La Raza Nation
- Founded: 1973
- Founding location: Chicago, Illinois, United States
- Territory: Illinois; Wisconsin; Ohio; Florida; Georgia;
- Ethnicity: Hispanic (Mexican or of Central American origin)
- Allies: Folk Nation; Crips; MS-13; Gangster Disciples; Black Disciples; Surenos;
- Rivals: People Nation, Almighty Saints, Latin Kings, Maniac Latin Disciples

= La Raza Nation =

La Raza Nation is a street gang founded in Chicago in 1973. Their colors are green, white, and red (same as the Mexican flag). Their symbols include the Mexican flag, cross, and a six-point star.

== Relations with other gangs ==
Although La Raza Nation is affiliated with the Folk Nation, La Raza Nation has been to war with many Folk Nation gangs such as Gangster Disciples, and other Folks. Their main rivals are local gangs such as the Almighty Saints, Latin Kings, and Black P. Stones from the Back of the Yards area.

==Activities==
Activity of La Raza has historically been centered in the Chicago area, but soon expanded to other areas. Immigration from Mexico to the United States saw an uptick in 1980. In 1985, La Raza opened up a noted chapter in West Humboldt Park, adding to the next era of gang culture in the neighborhood.

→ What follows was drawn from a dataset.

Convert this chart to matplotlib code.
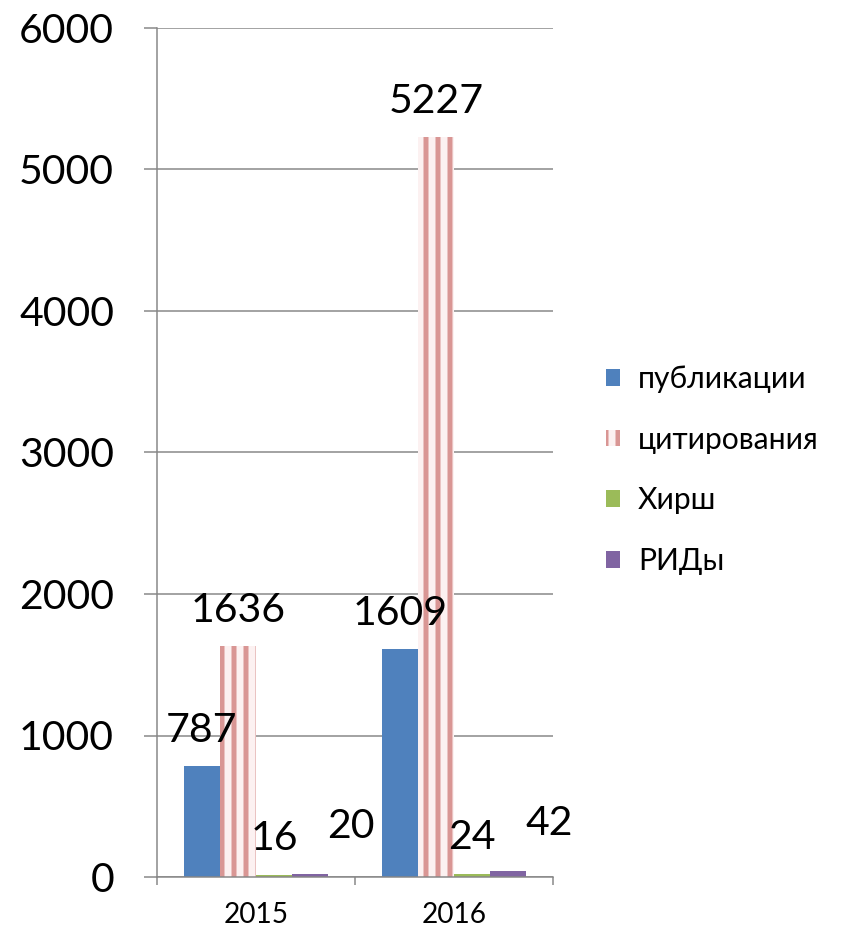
import numpy as np
import matplotlib
matplotlib.use('Agg')
import matplotlib.pyplot as plt

plt.rcParams['font.family'] = ['Lato', 'DejaVu Sans']
plt.rcParams['hatch.linewidth'] = 5

years = ['2015', '2016']
series = ['публикации', 'цитирования', 'Хирш', 'РИДы']
publications = [787, 1609]
citations = [1636, 5227]
hirsch = [16, 24]
rids = [20, 42]

colors = ['#4F81BD', '#D99694', '#9BBB59', '#8064A2']
# сдвиг подписей (px) - как у Excel
label_dx = [0, 0, 0, 41]
label_dy = [24, 24, 25, 36]

# dpi=72 -> 1 pt = 1 px
fig = plt.figure(figsize=(850 / 72, 930 / 72), dpi=72)
ax = fig.add_axes([157 / 850, 53 / 930, 396 / 850, 849 / 930])

x = np.arange(len(years))
w = 0.182
values = [publications, citations, hirsch, rids]
for i, (name, vals) in enumerate(zip(series, values)):
    pos = x + (i - 1.5) * w
    if i == 1:
        bars = ax.bar(pos, vals, w, facecolor='#FCF1F1', edgecolor=colors[i],
                      linewidth=0, hatch='|', label=name, zorder=2)
    else:
        bars = ax.bar(pos, vals, w, color=colors[i], linewidth=0, label=name, zorder=2)
    for b, v in zip(bars, vals):
        ax.annotate(str(v), (b.get_x() + b.get_width() / 2, v),
                    xytext=(label_dx[i], label_dy[i]), textcoords='offset points',
                    ha='center', va='baseline', fontsize=41, zorder=5)

ax.set_ylim(0, 6000)
ax.set_xlim(-0.5, 1.5)
ax.set_yticks(range(0, 6001, 1000))
ax.set_xticks([-0.5, 0.5, 1.5])
ax.set_xticklabels([])
ax.set_xticks(x, minor=True)
ax.set_xticklabels(years, minor=True, fontsize=28)
ax.tick_params(axis='x', which='minor', length=0, pad=25)
ax.tick_params(axis='x', which='major', length=8, width=1.5, color='#868686')
ax.tick_params(axis='y', length=13, width=1.5, color='#868686', labelsize=41, pad=30)

ax.yaxis.grid(True, color='#868686', linewidth=1.5, zorder=0)
ax.set_axisbelow(True)
for s in ['top', 'right']:
    ax.spines[s].set_visible(False)
for s in ['left', 'bottom']:
    ax.spines[s].set_color('#868686')
    ax.spines[s].set_linewidth(1.5)

fig.legend(loc='upper left', bbox_to_anchor=(606 / 850, 1 - 365 / 930),
           frameon=False, fontsize=30, handlelength=0.47, handleheight=0.47,
           handletextpad=0.6, labelspacing=1.09, borderpad=0, borderaxespad=0)

fig.savefig('out.png', dpi=72)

A 1996 police report noted La Raza as the rival of the Gran Familia Mexicana, a federation of Mexican gangs in the New York City area.

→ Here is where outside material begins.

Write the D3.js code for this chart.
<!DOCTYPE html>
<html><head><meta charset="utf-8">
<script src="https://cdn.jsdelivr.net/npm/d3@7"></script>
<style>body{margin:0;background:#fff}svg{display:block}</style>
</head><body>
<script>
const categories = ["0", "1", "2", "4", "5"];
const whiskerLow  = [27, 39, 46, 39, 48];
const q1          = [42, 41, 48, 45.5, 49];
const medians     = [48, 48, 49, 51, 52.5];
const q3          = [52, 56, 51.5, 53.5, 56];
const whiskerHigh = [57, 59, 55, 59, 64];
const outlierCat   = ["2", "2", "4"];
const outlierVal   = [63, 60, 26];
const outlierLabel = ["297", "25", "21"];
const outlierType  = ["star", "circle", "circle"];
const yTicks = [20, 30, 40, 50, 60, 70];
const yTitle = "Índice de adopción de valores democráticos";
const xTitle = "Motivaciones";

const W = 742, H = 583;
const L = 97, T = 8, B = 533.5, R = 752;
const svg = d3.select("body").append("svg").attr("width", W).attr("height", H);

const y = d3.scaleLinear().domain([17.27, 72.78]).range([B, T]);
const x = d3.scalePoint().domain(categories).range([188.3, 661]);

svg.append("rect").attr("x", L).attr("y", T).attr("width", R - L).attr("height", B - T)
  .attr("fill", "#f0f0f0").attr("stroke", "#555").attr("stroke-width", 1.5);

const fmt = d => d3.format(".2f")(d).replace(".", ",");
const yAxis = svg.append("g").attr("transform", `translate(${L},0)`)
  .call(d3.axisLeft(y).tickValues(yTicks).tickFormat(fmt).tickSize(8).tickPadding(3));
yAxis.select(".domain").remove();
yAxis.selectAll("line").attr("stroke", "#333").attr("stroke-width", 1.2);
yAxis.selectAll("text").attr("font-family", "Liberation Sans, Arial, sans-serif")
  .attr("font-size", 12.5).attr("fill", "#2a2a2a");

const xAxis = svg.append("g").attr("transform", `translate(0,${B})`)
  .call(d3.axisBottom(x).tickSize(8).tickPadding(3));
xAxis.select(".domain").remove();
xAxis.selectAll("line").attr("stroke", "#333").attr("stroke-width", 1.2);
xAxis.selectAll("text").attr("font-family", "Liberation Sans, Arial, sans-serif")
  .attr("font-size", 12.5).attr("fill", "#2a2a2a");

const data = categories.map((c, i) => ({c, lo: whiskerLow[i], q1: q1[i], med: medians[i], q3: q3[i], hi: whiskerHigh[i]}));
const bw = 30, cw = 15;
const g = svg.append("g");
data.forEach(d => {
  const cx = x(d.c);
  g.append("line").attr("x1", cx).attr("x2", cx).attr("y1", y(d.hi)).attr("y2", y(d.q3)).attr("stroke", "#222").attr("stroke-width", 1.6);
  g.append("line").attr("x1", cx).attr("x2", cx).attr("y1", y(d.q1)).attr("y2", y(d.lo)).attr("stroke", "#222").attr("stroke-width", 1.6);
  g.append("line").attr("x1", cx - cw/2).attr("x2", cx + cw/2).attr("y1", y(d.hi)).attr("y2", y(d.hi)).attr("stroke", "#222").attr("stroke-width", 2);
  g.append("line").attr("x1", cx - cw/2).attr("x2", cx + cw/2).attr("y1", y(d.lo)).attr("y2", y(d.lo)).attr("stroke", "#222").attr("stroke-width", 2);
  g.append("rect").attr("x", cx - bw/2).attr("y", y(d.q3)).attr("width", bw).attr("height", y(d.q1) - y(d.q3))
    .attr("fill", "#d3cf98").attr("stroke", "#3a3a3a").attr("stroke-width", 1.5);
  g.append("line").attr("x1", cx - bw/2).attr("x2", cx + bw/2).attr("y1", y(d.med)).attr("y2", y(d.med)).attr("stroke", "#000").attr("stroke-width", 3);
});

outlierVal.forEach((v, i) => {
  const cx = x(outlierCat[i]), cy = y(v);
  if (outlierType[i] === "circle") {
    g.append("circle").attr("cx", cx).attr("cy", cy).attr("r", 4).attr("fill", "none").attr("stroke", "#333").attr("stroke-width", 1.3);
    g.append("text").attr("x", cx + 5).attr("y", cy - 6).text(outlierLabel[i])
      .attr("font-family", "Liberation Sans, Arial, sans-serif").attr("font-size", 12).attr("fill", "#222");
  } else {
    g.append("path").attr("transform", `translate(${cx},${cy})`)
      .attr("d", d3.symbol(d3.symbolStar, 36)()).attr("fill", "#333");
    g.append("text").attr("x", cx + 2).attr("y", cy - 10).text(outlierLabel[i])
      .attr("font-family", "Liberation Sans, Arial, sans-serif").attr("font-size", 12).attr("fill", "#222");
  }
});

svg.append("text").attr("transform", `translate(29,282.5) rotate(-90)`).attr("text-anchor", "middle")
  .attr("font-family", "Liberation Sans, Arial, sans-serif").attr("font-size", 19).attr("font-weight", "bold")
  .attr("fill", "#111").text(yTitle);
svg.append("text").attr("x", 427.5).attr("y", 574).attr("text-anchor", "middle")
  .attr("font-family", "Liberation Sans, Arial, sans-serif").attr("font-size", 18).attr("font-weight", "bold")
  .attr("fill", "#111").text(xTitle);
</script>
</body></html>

Between 2001 and 2003, La Raza was involved in a gang war with Vatos Locos. In the end, 12 Vatos Locos members were charged in the conspiracy to kill 4 rival gang leaders, including one leader who was sentenced to 151 years for his part in the plan.

In April 2005, 19 suspected members of La Raza were arrested in the Naples, Florida area by federal and local law enforcement. Officials estimated the group's membership at around 100 and noted they'd been in the area since at least 1996.

In July 2005, La Raza was listed by Immigration and Customs Enforcement (ICE) as one of the 54 violent street gangs targeted by ICE in a two-week nationwide enforcement action called Operation Community Shield.

Local officers in Gwinnett County, Georgia have noted the presence of La Raza members in their jurisdiction. ICE officials have arrested La Raza members in the Atlanta area.

A 2005 report produced by the United States Department of Justice noted the presence of La Raza in the western United States, but not at a high level of activity. A total of approximately 17 percent of the law enforcement agencies surveyed nationwide reported a presence of La Raza in their jurisdictions. Just over 6 percent of those agencies reported La Raza activity as moderate to high levels. In 2004 authorities arrested 89 known high ranking members in Naples, FL including the highest ranking Leonel Lopez aka Pitufo attempted murder and narcotics sales.

In 2008, La Raza was documented in Waukesha, Wisconsin.

As of 1985, La Raza has an active chapter in the area around N. Pulaski and Wabansia known as DK-Town. The gang originally claimed Cortland/Kedvale ave, but are now based on Harding/Wabansia. Bloomingdale to North ave, and Keystone to Avers, are within the La Raza chapter known as "DK Town1700".